**AIM**
Leave out the pictures, then reproduce the rest of the material exactly.

begin

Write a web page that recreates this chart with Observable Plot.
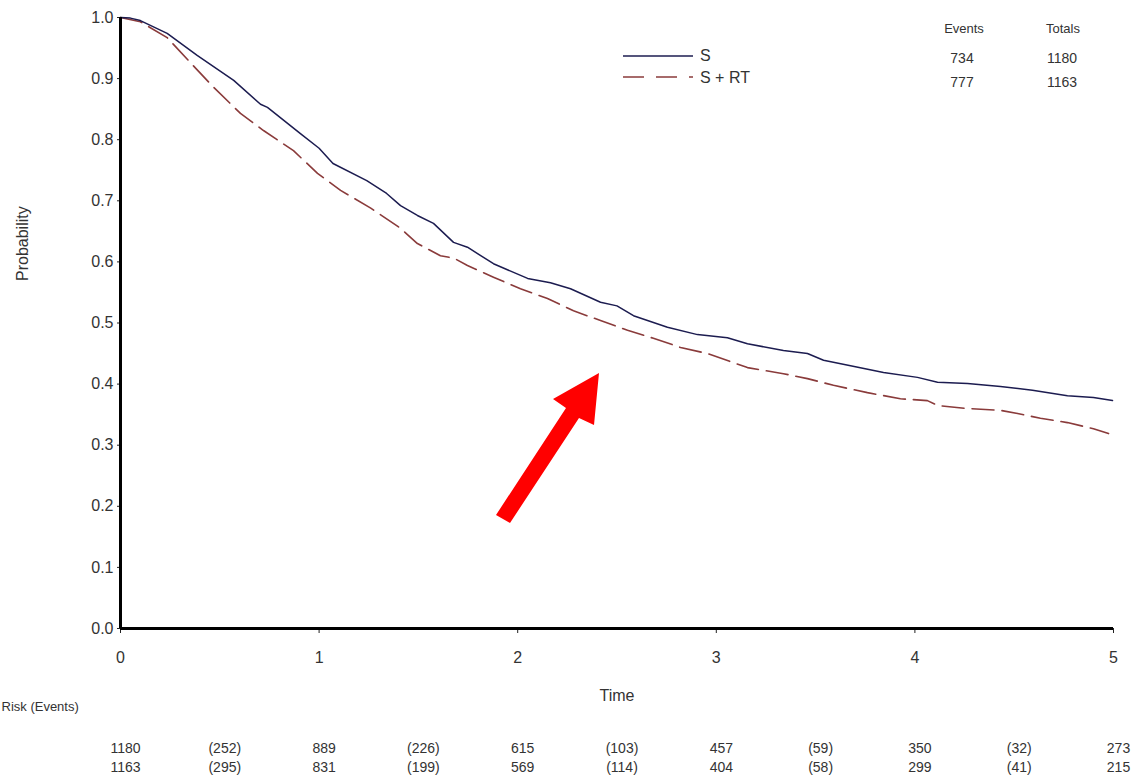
<!DOCTYPE html>
<html><head><meta charset="utf-8">
<script src="https://cdn.jsdelivr.net/npm/d3@7"></script>
<script src="https://cdn.jsdelivr.net/npm/@observablehq/plot@0.6"></script>
<style>
body{margin:0;background:#fff;font-family:"Liberation Sans",Arial,sans-serif;}
#wrap{position:relative;width:1138px;height:779px;overflow:hidden;}
.lbl{position:absolute;transform:translate(-50%,-50%);color:#333;white-space:nowrap;line-height:1;}
</style></head><body><div id="wrap"></div>
<script>
// ---- data ----
const seriesNames = ["S", "S + RT"];
const timeS = [0,0.05,0.1,0.235,0.386,0.57,0.705,0.74,0.906,1.0,1.07,1.24,1.34,1.41,1.495,1.576,1.677,1.747,1.878,2.05,2.165,2.266,2.417,2.5,2.583,2.754,2.905,3.056,3.157,3.338,3.459,3.54,3.676,3.842,4.013,4.114,4.265,4.431,4.592,4.768,4.899,4.995];
const probS = [1.0,0.999,0.995,0.974,0.938,0.897,0.858,0.853,0.81,0.786,0.761,0.733,0.712,0.692,0.676,0.663,0.632,0.624,0.597,0.573,0.566,0.556,0.534,0.528,0.512,0.493,0.481,0.476,0.466,0.455,0.45,0.439,0.43,0.419,0.411,0.403,0.401,0.396,0.39,0.381,0.378,0.373];
const timeSRT = [0,0.1,0.235,0.367,0.468,0.604,0.72,0.871,0.992,1.108,1.26,1.41,1.495,1.611,1.68,1.747,1.878,2.014,2.15,2.281,2.417,2.553,2.683,2.82,2.956,3.087,3.157,3.338,3.459,3.59,3.761,3.927,4.063,4.114,4.265,4.431,4.517,4.632,4.768,4.899,4.975];
const probSRT = [1.0,0.993,0.967,0.921,0.886,0.843,0.815,0.782,0.745,0.717,0.688,0.655,0.63,0.61,0.606,0.594,0.575,0.556,0.54,0.52,0.504,0.488,0.475,0.46,0.45,0.435,0.427,0.417,0.409,0.398,0.386,0.376,0.373,0.365,0.36,0.357,0.352,0.344,0.337,0.327,0.319];

const yTicks = [0,0.1,0.2,0.3,0.4,0.5,0.6,0.7,0.8,0.9,1.0];
const xTicks = [0,1,2,3,4,5];

const riskTimes = [0,0.5,1,1.5,2,2.5,3,3.5,4,4.5,5];
const riskS   = ["1180","(252)","889","(226)","615","(103)","457","(59)","350","(32)","273"];
const riskSRT = ["1163","(295)","831","(199)","569","(114)","404","(58)","299","(41)","215"];

const eventsHeader = ["Events","Totals"];
const eventsCounts = [734, 777];
const totalsCounts = [1180, 1163];

// ---- build ----
const dataS = timeS.map((t,i)=>({t, p: probS[i]}));
const dataSRT = timeSRT.map((t,i)=>({t, p: probSRT[i]}));
const riskRows = riskTimes.map((t,i)=>({t, a: riskS[i], b: riskSRT[i]}));

const fontFam = "Liberation Sans, Arial, sans-serif";
const plot = Plot.plot({
  width: 1138, height: 779,
  marginLeft: 120, marginRight: 25, marginTop: 17, marginBottom: 151,
  style: {fontFamily: fontFam, background: "white", overflow: "visible"},
  x: {domain: [0,5]},
  y: {domain: [0,1]},
  marks: [
    Plot.axisY({ticks: yTicks, tickFormat: d3.format(".1f"), tickSize: 3, tickPadding: 4, fontSize: 16, fill: "#333", stroke: "#222", label: null}),
    Plot.axisX({ticks: xTicks, tickFormat: d=>String(d), tickSize: 5, tickPadding: 18, fontSize: 16, fill: "#333", stroke: "#222", label: null}),
    Plot.line(dataSRT, {x: "t", y: "p", stroke: "#8a3b3b", strokeWidth: 1.6, strokeDasharray: "22,8"}),
    Plot.line(dataS, {x: "t", y: "p", stroke: "#1c1c50", strokeWidth: 1.5}),
    Plot.ruleX([0], {stroke: "#000", strokeWidth: 3}),
    Plot.ruleY([0], {stroke: "#000", strokeWidth: 3}),
    Plot.text(["Probability"], {frameAnchor: "left", rotate: -90, dx: -98, dy: -42, fontSize: 16, fill: "#333"}),
    Plot.text(["Time"], {frameAnchor: "bottom", dy: 72, fontSize: 16, fill: "#333"}),
    Plot.text(["Risk (Events)"], {frameAnchor: "bottom-left", textAnchor: "start", dx: -119, dy: 82, fontSize: 13, fill: "#333"}),
    Plot.text(riskRows, {x: "t", text: "a", frameAnchor: "bottom", dx: 5, dy: 124, fontSize: 14, fill: "#333"}),
    Plot.text(riskRows, {x: "t", text: "b", frameAnchor: "bottom", dx: 5, dy: 143, fontSize: 14, fill: "#333"})
  ]
});
const wrap = document.getElementById("wrap");
wrap.appendChild(plot);

// legend
const leg = document.createElement("div");
leg.style.cssText = "position:absolute;left:620px;top:44px;";
leg.innerHTML = `<svg width="140" height="48" style="overflow:visible;font-family:${fontFam}">
  <line x1="3" x2="73" y1="12" y2="12" stroke="#1c1c50" stroke-width="1.5"/>
  <text x="80" y="17" font-size="16" fill="#333">${seriesNames[0]}</text>
  <line x1="3" x2="73" y1="33" y2="33" stroke="#8a3b3b" stroke-width="1.6" stroke-dasharray="21,12"/>
  <text x="80" y="39" font-size="16" fill="#333">${seriesNames[1]}</text>
</svg>`;
wrap.appendChild(leg);

// annotation arrow
const arr = document.createElementNS("http://www.w3.org/2000/svg","svg");
arr.setAttribute("width","1138"); arr.setAttribute("height","779");
arr.style.cssText = "position:absolute;left:0;top:0;pointer-events:none;";
arr.innerHTML = `<polygon points="496,515 566,408 553,399 599,373 594,425 579,418 510,523" fill="#ff0000"/>`;
wrap.appendChild(arr);

// events table
function addLbl(txt, x, y, size){
  const d = document.createElement("div");
  d.className = "lbl"; d.textContent = txt;
  d.style.left = x+"px"; d.style.top = y+"px"; d.style.fontSize = size+"px";
  wrap.appendChild(d);
}
addLbl(eventsHeader[0], 964, 28, 13);
addLbl(eventsHeader[1], 1063, 28, 13);
eventsCounts.forEach((v,i)=>addLbl(String(v), 962, 58 + i*24, 14));
totalsCounts.forEach((v,i)=>addLbl(String(v), 1062, 58 + i*24, 14));
</script></body></html>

end

**WRITTEN RESPONSE**
Write a web page that recreates this chart with Observable Plot.
<!DOCTYPE html>
<html><head><meta charset="utf-8">
<script src="https://cdn.jsdelivr.net/npm/d3@7"></script>
<script src="https://cdn.jsdelivr.net/npm/@observablehq/plot@0.6"></script>
<style>
body{margin:0;background:#fff;font-family:"Liberation Sans",Arial,sans-serif;}
#wrap{position:relative;width:1138px;height:779px;overflow:hidden;}
.lbl{position:absolute;transform:translate(-50%,-50%);color:#333;white-space:nowrap;line-height:1;}
</style></head><body><div id="wrap"></div>
<script>
// ---- data ----
const seriesNames = ["S", "S + RT"];
const timeS = [0,0.05,0.1,0.235,0.386,0.57,0.705,0.74,0.906,1.0,1.07,1.24,1.34,1.41,1.495,1.576,1.677,1.747,1.878,2.05,2.165,2.266,2.417,2.5,2.583,2.754,2.905,3.056,3.157,3.338,3.459,3.54,3.676,3.842,4.013,4.114,4.265,4.431,4.592,4.768,4.899,4.995];
const probS = [1.0,0.999,0.995,0.974,0.938,0.897,0.858,0.853,0.81,0.786,0.761,0.733,0.712,0.692,0.676,0.663,0.632,0.624,0.597,0.573,0.566,0.556,0.534,0.528,0.512,0.493,0.481,0.476,0.466,0.455,0.45,0.439,0.43,0.419,0.411,0.403,0.401,0.396,0.39,0.381,0.378,0.373];
const timeSRT = [0,0.1,0.235,0.367,0.468,0.604,0.72,0.871,0.992,1.108,1.26,1.41,1.495,1.611,1.68,1.747,1.878,2.014,2.15,2.281,2.417,2.553,2.683,2.82,2.956,3.087,3.157,3.338,3.459,3.59,3.761,3.927,4.063,4.114,4.265,4.431,4.517,4.632,4.768,4.899,4.975];
const probSRT = [1.0,0.993,0.967,0.921,0.886,0.843,0.815,0.782,0.745,0.717,0.688,0.655,0.63,0.61,0.606,0.594,0.575,0.556,0.54,0.52,0.504,0.488,0.475,0.46,0.45,0.435,0.427,0.417,0.409,0.398,0.386,0.376,0.373,0.365,0.36,0.357,0.352,0.344,0.337,0.327,0.319];

const yTicks = [0,0.1,0.2,0.3,0.4,0.5,0.6,0.7,0.8,0.9,1.0];
const xTicks = [0,1,2,3,4,5];

const riskTimes = [0,0.5,1,1.5,2,2.5,3,3.5,4,4.5,5];
const riskS   = ["1180","(252)","889","(226)","615","(103)","457","(59)","350","(32)","273"];
const riskSRT = ["1163","(295)","831","(199)","569","(114)","404","(58)","299","(41)","215"];

const eventsHeader = ["Events","Totals"];
const eventsCounts = [734, 777];
const totalsCounts = [1180, 1163];

// ---- build ----
const dataS = timeS.map((t,i)=>({t, p: probS[i]}));
const dataSRT = timeSRT.map((t,i)=>({t, p: probSRT[i]}));
const riskRows = riskTimes.map((t,i)=>({t, a: riskS[i], b: riskSRT[i]}));

const fontFam = "Liberation Sans, Arial, sans-serif";
const plot = Plot.plot({
  width: 1138, height: 779,
  marginLeft: 120, marginRight: 25, marginTop: 17, marginBottom: 151,
  style: {fontFamily: fontFam, background: "white", overflow: "visible"},
  x: {domain: [0,5]},
  y: {domain: [0,1]},
  marks: [
    Plot.axisY({ticks: yTicks, tickFormat: d3.format(".1f"), tickSize: 3, tickPadding: 4, fontSize: 16, fill: "#333", stroke: "#222", label: null}),
    Plot.axisX({ticks: xTicks, tickFormat: d=>String(d), tickSize: 5, tickPadding: 18, fontSize: 16, fill: "#333", stroke: "#222", label: null}),
    Plot.line(dataSRT, {x: "t", y: "p", stroke: "#8a3b3b", strokeWidth: 1.6, strokeDasharray: "22,8"}),
    Plot.line(dataS, {x: "t", y: "p", stroke: "#1c1c50", strokeWidth: 1.5}),
    Plot.ruleX([0], {stroke: "#000", strokeWidth: 3}),
    Plot.ruleY([0], {stroke: "#000", strokeWidth: 3}),
    Plot.text(["Probability"], {frameAnchor: "left", rotate: -90, dx: -98, dy: -42, fontSize: 16, fill: "#333"}),
    Plot.text(["Time"], {frameAnchor: "bottom", dy: 72, fontSize: 16, fill: "#333"}),
    Plot.text(["Risk (Events)"], {frameAnchor: "bottom-left", textAnchor: "start", dx: -119, dy: 82, fontSize: 13, fill: "#333"}),
    Plot.text(riskRows, {x: "t", text: "a", frameAnchor: "bottom", dx: 5, dy: 124, fontSize: 14, fill: "#333"}),
    Plot.text(riskRows, {x: "t", text: "b", frameAnchor: "bottom", dx: 5, dy: 143, fontSize: 14, fill: "#333"})
  ]
});
const wrap = document.getElementById("wrap");
wrap.appendChild(plot);

// legend
const leg = document.createElement("div");
leg.style.cssText = "position:absolute;left:620px;top:44px;";
leg.innerHTML = `<svg width="140" height="48" style="overflow:visible;font-family:${fontFam}">
  <line x1="3" x2="73" y1="12" y2="12" stroke="#1c1c50" stroke-width="1.5"/>
  <text x="80" y="17" font-size="16" fill="#333">${seriesNames[0]}</text>
  <line x1="3" x2="73" y1="33" y2="33" stroke="#8a3b3b" stroke-width="1.6" stroke-dasharray="21,12"/>
  <text x="80" y="39" font-size="16" fill="#333">${seriesNames[1]}</text>
</svg>`;
wrap.appendChild(leg);

// annotation arrow
const arr = document.createElementNS("http://www.w3.org/2000/svg","svg");
arr.setAttribute("width","1138"); arr.setAttribute("height","779");
arr.style.cssText = "position:absolute;left:0;top:0;pointer-events:none;";
arr.innerHTML = `<polygon points="496,515 566,408 553,399 599,373 594,425 579,418 510,523" fill="#ff0000"/>`;
wrap.appendChild(arr);

// events table
function addLbl(txt, x, y, size){
  const d = document.createElement("div");
  d.className = "lbl"; d.textContent = txt;
  d.style.left = x+"px"; d.style.top = y+"px"; d.style.fontSize = size+"px";
  wrap.appendChild(d);
}
addLbl(eventsHeader[0], 964, 28, 13);
addLbl(eventsHeader[1], 1063, 28, 13);
eventsCounts.forEach((v,i)=>addLbl(String(v), 962, 58 + i*24, 14));
totalsCounts.forEach((v,i)=>addLbl(String(v), 1062, 58 + i*24, 14));
</script></body></html>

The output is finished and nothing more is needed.